### DATA SHOWN
[start]
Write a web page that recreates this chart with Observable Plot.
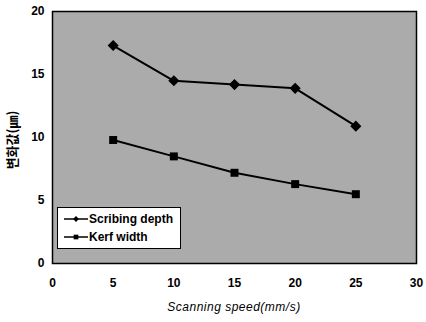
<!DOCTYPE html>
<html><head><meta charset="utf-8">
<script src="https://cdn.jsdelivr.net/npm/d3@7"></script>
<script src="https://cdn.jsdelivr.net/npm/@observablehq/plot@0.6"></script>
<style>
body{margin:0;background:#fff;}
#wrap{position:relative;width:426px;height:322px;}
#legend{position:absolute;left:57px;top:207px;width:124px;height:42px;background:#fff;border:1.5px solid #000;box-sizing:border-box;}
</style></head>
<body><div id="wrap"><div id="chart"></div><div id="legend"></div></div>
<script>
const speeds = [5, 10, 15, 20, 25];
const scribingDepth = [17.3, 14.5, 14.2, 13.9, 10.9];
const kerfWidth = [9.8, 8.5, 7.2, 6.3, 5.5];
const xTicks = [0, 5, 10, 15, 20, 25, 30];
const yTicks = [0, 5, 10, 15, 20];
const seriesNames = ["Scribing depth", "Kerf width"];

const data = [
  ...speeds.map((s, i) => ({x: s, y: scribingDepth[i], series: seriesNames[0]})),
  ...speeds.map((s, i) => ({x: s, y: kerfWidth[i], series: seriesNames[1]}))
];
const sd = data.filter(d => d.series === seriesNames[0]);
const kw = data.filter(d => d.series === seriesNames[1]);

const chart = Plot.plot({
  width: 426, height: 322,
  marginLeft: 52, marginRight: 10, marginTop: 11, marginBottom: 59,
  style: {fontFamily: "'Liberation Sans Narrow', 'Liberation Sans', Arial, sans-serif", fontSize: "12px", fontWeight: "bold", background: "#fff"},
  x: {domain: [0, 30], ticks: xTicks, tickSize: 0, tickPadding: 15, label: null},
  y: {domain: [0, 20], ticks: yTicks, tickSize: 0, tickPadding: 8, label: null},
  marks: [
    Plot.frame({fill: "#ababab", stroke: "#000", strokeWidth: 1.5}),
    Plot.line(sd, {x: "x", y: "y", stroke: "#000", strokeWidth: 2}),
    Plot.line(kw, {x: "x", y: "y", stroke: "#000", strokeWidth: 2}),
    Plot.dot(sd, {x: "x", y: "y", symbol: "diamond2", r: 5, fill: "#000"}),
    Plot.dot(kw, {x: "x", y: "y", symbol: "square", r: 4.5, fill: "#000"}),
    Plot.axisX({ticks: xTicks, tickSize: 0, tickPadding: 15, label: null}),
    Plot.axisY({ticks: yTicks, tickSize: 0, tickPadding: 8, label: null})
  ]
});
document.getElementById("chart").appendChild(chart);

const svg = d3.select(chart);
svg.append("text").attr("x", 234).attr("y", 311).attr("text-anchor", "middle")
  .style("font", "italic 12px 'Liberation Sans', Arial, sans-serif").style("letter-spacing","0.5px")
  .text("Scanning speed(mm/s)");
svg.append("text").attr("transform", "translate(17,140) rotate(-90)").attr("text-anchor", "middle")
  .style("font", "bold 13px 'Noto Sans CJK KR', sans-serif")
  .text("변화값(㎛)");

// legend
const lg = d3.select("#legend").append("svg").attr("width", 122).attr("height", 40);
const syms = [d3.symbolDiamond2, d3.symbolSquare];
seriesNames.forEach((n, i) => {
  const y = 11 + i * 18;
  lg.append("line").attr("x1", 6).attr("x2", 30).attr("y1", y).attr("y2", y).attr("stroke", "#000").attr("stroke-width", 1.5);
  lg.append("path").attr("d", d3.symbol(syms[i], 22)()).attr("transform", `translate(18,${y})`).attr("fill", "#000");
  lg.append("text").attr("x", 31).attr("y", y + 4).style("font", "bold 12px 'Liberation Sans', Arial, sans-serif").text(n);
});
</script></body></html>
[end]
### THE REQUEST
Leave out the pictures and repeat exactly the lines from the start of the material through the line that contains "const kw = data.filter(d", both included.

### TASK SOLUTION
Write a web page that recreates this chart with Observable Plot.
<!DOCTYPE html>
<html><head><meta charset="utf-8">
<script src="https://cdn.jsdelivr.net/npm/d3@7"></script>
<script src="https://cdn.jsdelivr.net/npm/@observablehq/plot@0.6"></script>
<style>
body{margin:0;background:#fff;}
#wrap{position:relative;width:426px;height:322px;}
#legend{position:absolute;left:57px;top:207px;width:124px;height:42px;background:#fff;border:1.5px solid #000;box-sizing:border-box;}
</style></head>
<body><div id="wrap"><div id="chart"></div><div id="legend"></div></div>
<script>
const speeds = [5, 10, 15, 20, 25];
const scribingDepth = [17.3, 14.5, 14.2, 13.9, 10.9];
const kerfWidth = [9.8, 8.5, 7.2, 6.3, 5.5];
const xTicks = [0, 5, 10, 15, 20, 25, 30];
const yTicks = [0, 5, 10, 15, 20];
const seriesNames = ["Scribing depth", "Kerf width"];

const data = [
  ...speeds.map((s, i) => ({x: s, y: scribingDepth[i], series: seriesNames[0]})),
  ...speeds.map((s, i) => ({x: s, y: kerfWidth[i], series: seriesNames[1]}))
];
const sd = data.filter(d => d.series === seriesNames[0]);
const kw = data.filter(d => d.series === seriesNames[1]);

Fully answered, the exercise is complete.